Korean American Identity and Historical Consciousness
Professor Edward Chang
Professor Edward Chang motivated Korean Americans to learn history, as it is a source of identity and power. History illustrates what it means to be a Korean American and why we should care about our community, as exemplified by the life of Young Oak Kim. Young Oak Kim grew up in the Korean American community in southern California in the early 1900's. During World War II, when he joined the U.S. Army, Young Oak was assigned as Second Lieutenant to the U.S. 100th Infantry Battalion, comprised mostly of Japanese Americans. At that time, Korea was fighting for independence from Japan, and fearing a potential conflict, his superior officer gave Young Oak the option of serving in a battalion without Japanese Americans. Young Oak replied, "We are all Americans and we're fighting for the same cause." As an officer of the 100th Infantry Battalion, he led efforts to rescue Rome, Belvedere, and Pisa. He successfully helped liberate these cities from German occupation. When his military career ended, he founded several non-profits in southern California, including KAC, the Japanese American National Museum, a Korean American museum, a shelter for battered women, and a Japanese American veterans’ association. While seeing himself as 100-percent American and 100-percent Korean, Young Oak devoted his life to the betterment of humanity. Professor Chang also described how knowing history can help Korean Americans today to build multi-racial coalitions.

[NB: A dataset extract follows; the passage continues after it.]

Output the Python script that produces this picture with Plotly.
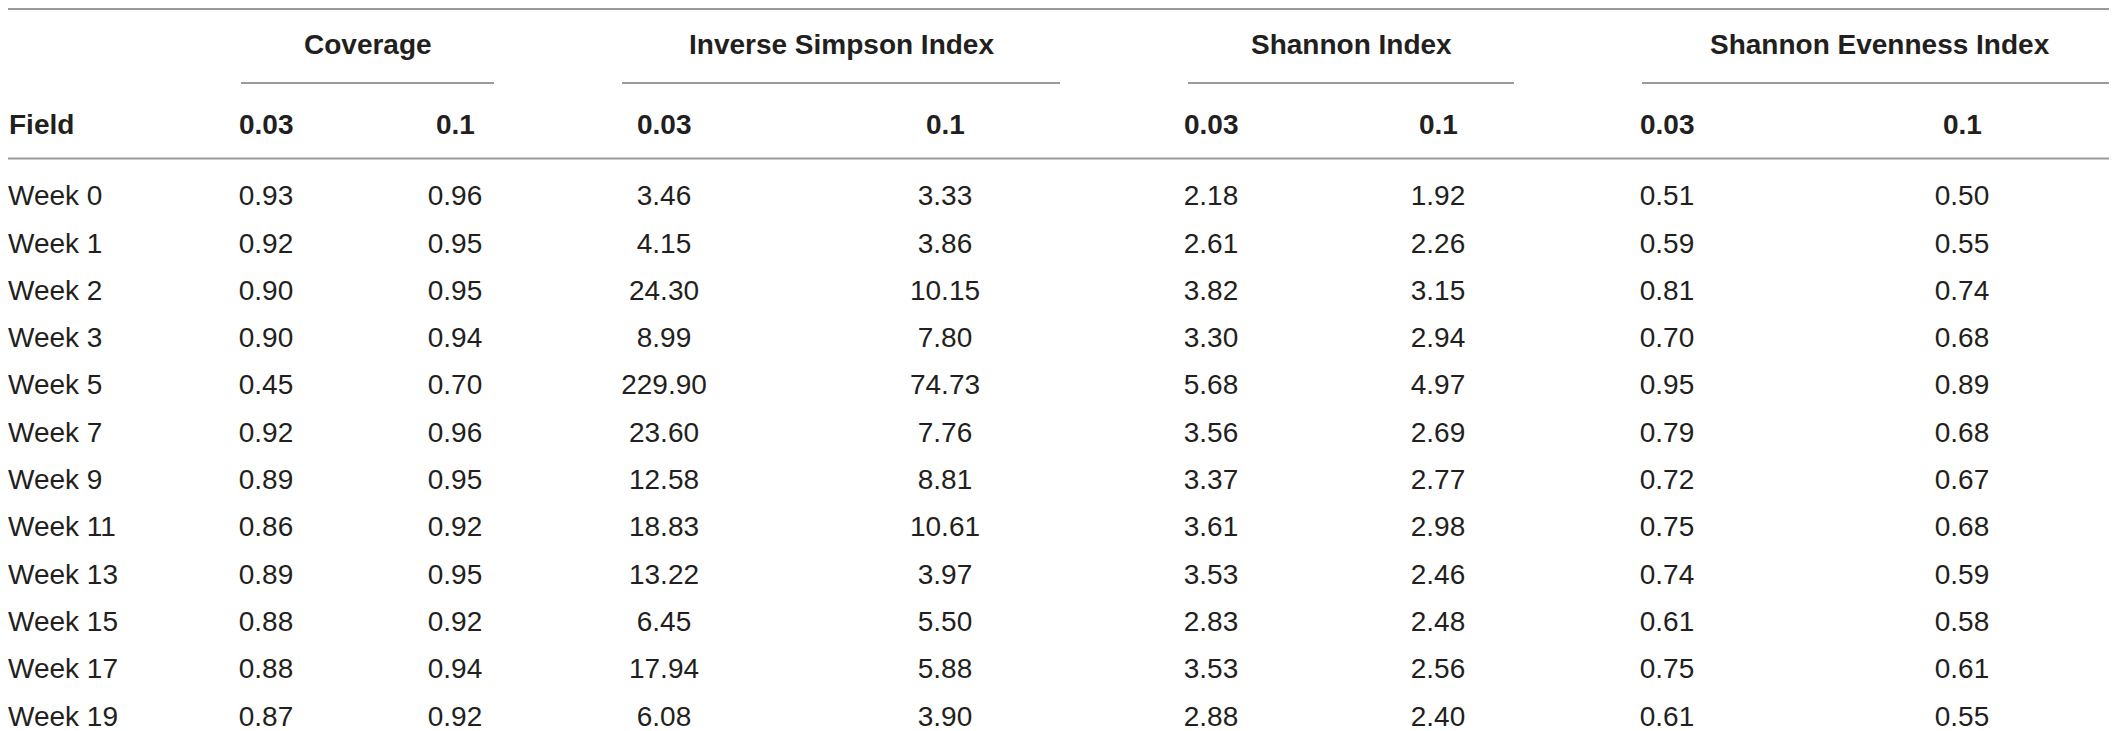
import plotly.graph_objects as go

# ---------------- data ----------------
fields = ["Week 0", "Week 1", "Week 2", "Week 3", "Week 5", "Week 7", "Week 9",
          "Week 11", "Week 13", "Week 15", "Week 17", "Week 19"]
groups = ["Coverage", "Inverse Simpson Index", "Shannon Index", "Shannon Evenness Index"]
cutoffs = ["0.03", "0.1"]
row_header = "Field"

coverage_003 = [0.93, 0.92, 0.90, 0.90, 0.45, 0.92, 0.89, 0.86, 0.89, 0.88, 0.88, 0.87]
coverage_01 = [0.96, 0.95, 0.95, 0.94, 0.70, 0.96, 0.95, 0.92, 0.95, 0.92, 0.94, 0.92]
invsimpson_003 = [3.46, 4.15, 24.30, 8.99, 229.90, 23.60, 12.58, 18.83, 13.22, 6.45, 17.94, 6.08]
invsimpson_01 = [3.33, 3.86, 10.15, 7.80, 74.73, 7.76, 8.81, 10.61, 3.97, 5.50, 5.88, 3.90]
shannon_003 = [2.18, 2.61, 3.82, 3.30, 5.68, 3.56, 3.37, 3.61, 3.53, 2.83, 3.53, 2.88]
shannon_01 = [1.92, 2.26, 3.15, 2.94, 4.97, 2.69, 2.77, 2.98, 2.46, 2.48, 2.56, 2.40]
evenness_003 = [0.51, 0.59, 0.81, 0.70, 0.95, 0.79, 0.72, 0.75, 0.74, 0.61, 0.75, 0.61]
evenness_01 = [0.50, 0.55, 0.74, 0.68, 0.89, 0.68, 0.67, 0.68, 0.59, 0.58, 0.61, 0.55]

series = [coverage_003, coverage_01, invsimpson_003, invsimpson_01,
          shannon_003, shannon_01, evenness_003, evenness_01]

# ---------------- layout / style ----------------
PAGE_W, PAGE_H = 2117, 731
BODY_MARGIN = 8                      # default page margin around the plot div
W, H = PAGE_W - BODY_MARGIN, PAGE_H - BODY_MARGIN
COL_X = [266, 455, 664, 945, 1211, 1438, 1667, 1962]       # column centres
GROUP_SPAN = [(241, 494), (622, 1060), (1188, 1514), (1642, 2117)]
ROW0_PX, ROW_STEP_PX = 198.2, 47.3   # row-unit -> page-pixel mapping of the y axis


def px_to_row(p):
    return (p - ROW0_PX) / ROW_STEP_PX


Y_RANGE = [px_to_row(PAGE_H), px_to_row(BODY_MARGIN)]
Y_GROUP = px_to_row(44)
Y_UNDERLINE = px_to_row(83)
Y_SUBHEAD = px_to_row(124)
Y_HEADLINE = px_to_row(158.5)
Y_TOPLINE = px_to_row(BODY_MARGIN + 1)
LINE_COLOR = "#9a9a9a"
TEXT_COLOR = "#231f20"
FONT = "Liberation Sans, Arial, sans-serif"
FS = 28

fig = go.Figure()

rows = list(range(len(fields)))

# row labels
fig.add_trace(go.Scatter(
    x=[BODY_MARGIN] * len(fields), y=rows, mode="text", text=fields,
    textposition="middle right",
    textfont=dict(family=FONT, size=FS, color=TEXT_COLOR),
    hoverinfo="skip", showlegend=False, cliponaxis=False))

# value columns
for cx, vals in zip(COL_X, series):
    fig.add_trace(go.Scatter(
        x=[cx] * len(vals), y=rows, mode="text",
        text=[f"{v:.2f}" for v in vals],
        textposition="middle center",
        textfont=dict(family=FONT, size=FS, color=TEXT_COLOR),
        hoverinfo="skip", showlegend=False, cliponaxis=False))

annotations = []
# header row
annotations.append(dict(x=0, y=Y_SUBHEAD, text=f"<b>{row_header}</b>", xanchor="left",
                        yanchor="middle", showarrow=False, xref="paper", yref="y", borderpad=0,
                        font=dict(family=FONT, size=FS, color=TEXT_COLOR)))
for i, cx in enumerate(COL_X):
    annotations.append(dict(x=cx, y=Y_SUBHEAD, text=f"<b>{cutoffs[i % 2]}</b>", xanchor="center",
                            yanchor="middle", showarrow=False, xref="x", yref="y",
                            font=dict(family=FONT, size=FS, color=TEXT_COLOR)))
# group headers
for g, (x0, x1) in zip(groups, GROUP_SPAN):
    annotations.append(dict(x=(x0 + x1) / 2, y=Y_GROUP, text=f"<b>{g}</b>", xanchor="center",
                            yanchor="middle", showarrow=False, xref="x", yref="y",
                            font=dict(family=FONT, size=FS, color=TEXT_COLOR)))

shapes = []
shapes.append(dict(type="line", xref="x", yref="y", x0=BODY_MARGIN, x1=PAGE_W, y0=Y_TOPLINE, y1=Y_TOPLINE,
                   line=dict(color=LINE_COLOR, width=2)))
shapes.append(dict(type="line", xref="x", yref="y", x0=BODY_MARGIN, x1=PAGE_W, y0=Y_HEADLINE, y1=Y_HEADLINE,
                   line=dict(color=LINE_COLOR, width=2)))
for x0, x1 in GROUP_SPAN:
    shapes.append(dict(type="line", xref="x", yref="y", x0=x0, x1=x1, y0=Y_UNDERLINE, y1=Y_UNDERLINE,
                       line=dict(color=LINE_COLOR, width=2)))

fig.update_layout(
    width=W, height=H,
    margin=dict(l=0, r=0, t=0, b=0),
    paper_bgcolor="white", plot_bgcolor="white",
    xaxis=dict(range=[BODY_MARGIN, PAGE_W], visible=False, fixedrange=True),
    yaxis=dict(range=Y_RANGE, visible=False, fixedrange=True),
    annotations=annotations, shapes=shapes,
    showlegend=False,
)

fig.write_html("out.html")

Both African American and Korean American communities have a shared background of oppression and suffering and are mostly Christian. These commonalities can help us communicate with each other and build trust.
Additional lectures and other videos mentioned by Professor Chang can be found here.
Women in Leadership Ms. Mari Watanabe
Ms. Mari Watanabe advised Asian Pacific Islander (API) women on how to attain leadership positions. Although APIs are projected to represent 10% of the population by 2050 in the U.S., and 46% of women say they want to make it to the top of their profession, API women are significantly underrepresented as executives. They hold just 0.2% of CEO positions and less than 1% of board seats in S&P 100 companies. To improve these statistics, women can do the following: 1) Find mentors who emulate their values and principles. Then, follow the mentors' advice, even if it means getting out of their comfort zones. Mentors should not be the boss or someone else in the company. 2) Network and build partnerships with professionals of diverse backgrounds. 3) Become a board member. Women can volunteer for positions and don't have to be asked. 4) Achieve Professional Development. Opportunities for training are available through Leadership Education for Asian Pacifics, Center for API Women, EDI - Executive Development Institute, and Toast Masters. 5) Apply for positions even when they don't meet all of the requirements. Ms. Watanabe described how although women usually do not give themselves enough credit. Women are just as capable as men in leading. When women become leaders, they encourage girls, who see people that look like them in positions of authority and power.